A year later, on Dec. 4, 2009, Roy strapped on the pads once more on Montreal ice, turning back the clock to kick out pucks snapped at him by his vintage teammates in a Bell Centre ceremony before the Canadiens’ centennial game.

To this day, there remain those who say that Roy bailed on his team professionally and personally on Dec. 2, 1995, when he and Tremblay spontaneously combusted.

But on the warm and fuzzy 2008 night of his number retirement, Roy didn’t much care to try to change opinions that he knew were cast in cement. He and the Canadiens had come together to repair a relationship that had been torn apart by pigheaded ego and runaway emotion, and that was all that mattered.

“I think [the ceremony] really turned the page on what happened in the last game (in 1995),” Roy said after having seen his number hoisted aloft. “I’ve been ready to move on for a long time. It was fun at the end to say I’m coming back home. I truly believe that.
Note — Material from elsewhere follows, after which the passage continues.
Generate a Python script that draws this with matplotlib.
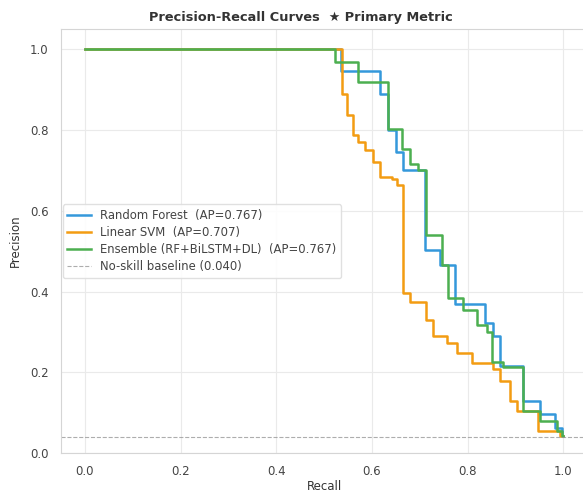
import matplotlib
matplotlib.use("Agg")
import matplotlib.pyplot as plt

# * Data (step points: recall, precision after the step)
rf_recall = [0.0, 0.535, 0.617, 0.634, 0.651, 0.665, 0.711, 0.743, 0.774, 0.837,
             0.854, 0.868, 0.916, 0.952, 0.983, 0.998, 1.0]
rf_precision = [1.0, 0.947, 0.889, 0.80, 0.745, 0.70, 0.504, 0.466, 0.368, 0.321,
                0.289, 0.215, 0.128, 0.096, 0.062, 0.042, 0.042]

svm_recall = [0.0, 0.537, 0.548, 0.561, 0.571, 0.586, 0.603, 0.617, 0.642, 0.653,
              0.665, 0.680, 0.713, 0.728, 0.757, 0.778, 0.810, 0.854, 0.868,
              0.889, 0.904, 0.948, 0.994, 1.0]
svm_precision = [1.0, 0.89, 0.837, 0.788, 0.77, 0.75, 0.72, 0.684, 0.678, 0.665,
                 0.396, 0.375, 0.330, 0.289, 0.272, 0.248, 0.223, 0.207, 0.178,
                 0.128, 0.104, 0.054, 0.042, 0.042]

ens_recall = [0.0, 0.523, 0.571, 0.634, 0.663, 0.680, 0.697, 0.713, 0.746, 0.759,
              0.791, 0.820, 0.841, 0.851, 0.874, 0.916, 0.952, 0.987, 0.998, 1.0]
ens_precision = [1.0, 0.968, 0.920, 0.803, 0.754, 0.717, 0.700, 0.541, 0.466, 0.383,
                 0.355, 0.318, 0.300, 0.225, 0.212, 0.104, 0.08, 0.054, 0.042, 0.042]

labels = ["Random Forest  (AP=0.767)", "Linear SVM  (AP=0.707)",
          "Ensemble (RF+BiLSTM+DL)  (AP=0.767)"]
colors = ["#3498db", "#f39c12", "#4caf50"]
baseline = 0.040
x_ticks = [0.0, 0.2, 0.4, 0.6, 0.8, 1.0]
y_ticks = [0.0, 0.2, 0.4, 0.6, 0.8, 1.0]

fig = plt.figure(figsize=(5.83, 4.94), dpi=100)
ax = fig.add_axes([0.1046, 0.083, 0.9024, 0.858])

curves = [(rf_recall, rf_precision), (svm_recall, svm_precision), (ens_recall, ens_precision)]
for (r, p), lab, col in zip(curves, labels, colors):
    ax.step(r, p, where="post", color=col, lw=1.8, label=lab)

ax.axhline(baseline, color="#999999", lw=0.8, ls="--", alpha=0.8,
           label="No-skill baseline (%.3f)" % baseline)

ax.set_xlim(-0.05, 1.05)
ax.set_ylim(0, 1.05)
ax.set_xticks(x_ticks)
ax.set_yticks(y_ticks)
ax.tick_params(labelsize=8.5, colors="#444444", length=0)
ax.tick_params(axis="x", pad=9)
ax.tick_params(axis="y", pad=9)
ax.grid(True, color="#eaeaea", lw=0.8)
for s in ax.spines.values():
    s.set_color("#d5d5d5")

ax.set_xlabel("Recall", fontsize=8.5, color="#333333", labelpad=1)
ax.set_ylabel("Precision", fontsize=8.5, color="#333333", labelpad=6)
ax.set_title("Precision-Recall Curves  \u2605 Primary Metric", fontsize=9.3,
             fontweight="bold", color="#333333", pad=6, x=0.456)

leg = ax.legend(loc="center left", fontsize=8.4, frameon=True, framealpha=0.9,
                borderaxespad=0.15, labelspacing=0.35)
leg.get_frame().set_edgecolor("#dddddd")
for t in leg.get_texts():
    t.set_color("#444444")

fig.savefig("out.png", dpi=100)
I was truly happy to wear that (Canadiens) jersey tonight.”

After a March 2014 practice before his first game back in Montreal, coaching the Avalanche against the Canadiens, it was suggested to Roy that the $10,000 fine for his meltdown against Anaheim was better called an investment, his new team learning very early on that he had their backs.

“I don’t remember what happened that game,” he replied with a grin. “I just need to look at my paycheck to see it.”

Montreal defeated Colorado 6-3 that night, but that wasn’t the biggest story. It would be the ear-splitting ovation for the coach behind the visitors’ bench, a man whose emotion and fire and brilliance in goal had gifted Canadiens fans with their two most recent Stanley Cup parades in 1986 and 1993.

If the roof of Bell Centre was raised when he appeared coaching the Avalanche nearly a decade ago, the arena might well be a convertible on Thursday when Patrick Roy, NHL Version 2.0, brings his larger-than-life personality back to town, behind the Islanders bench.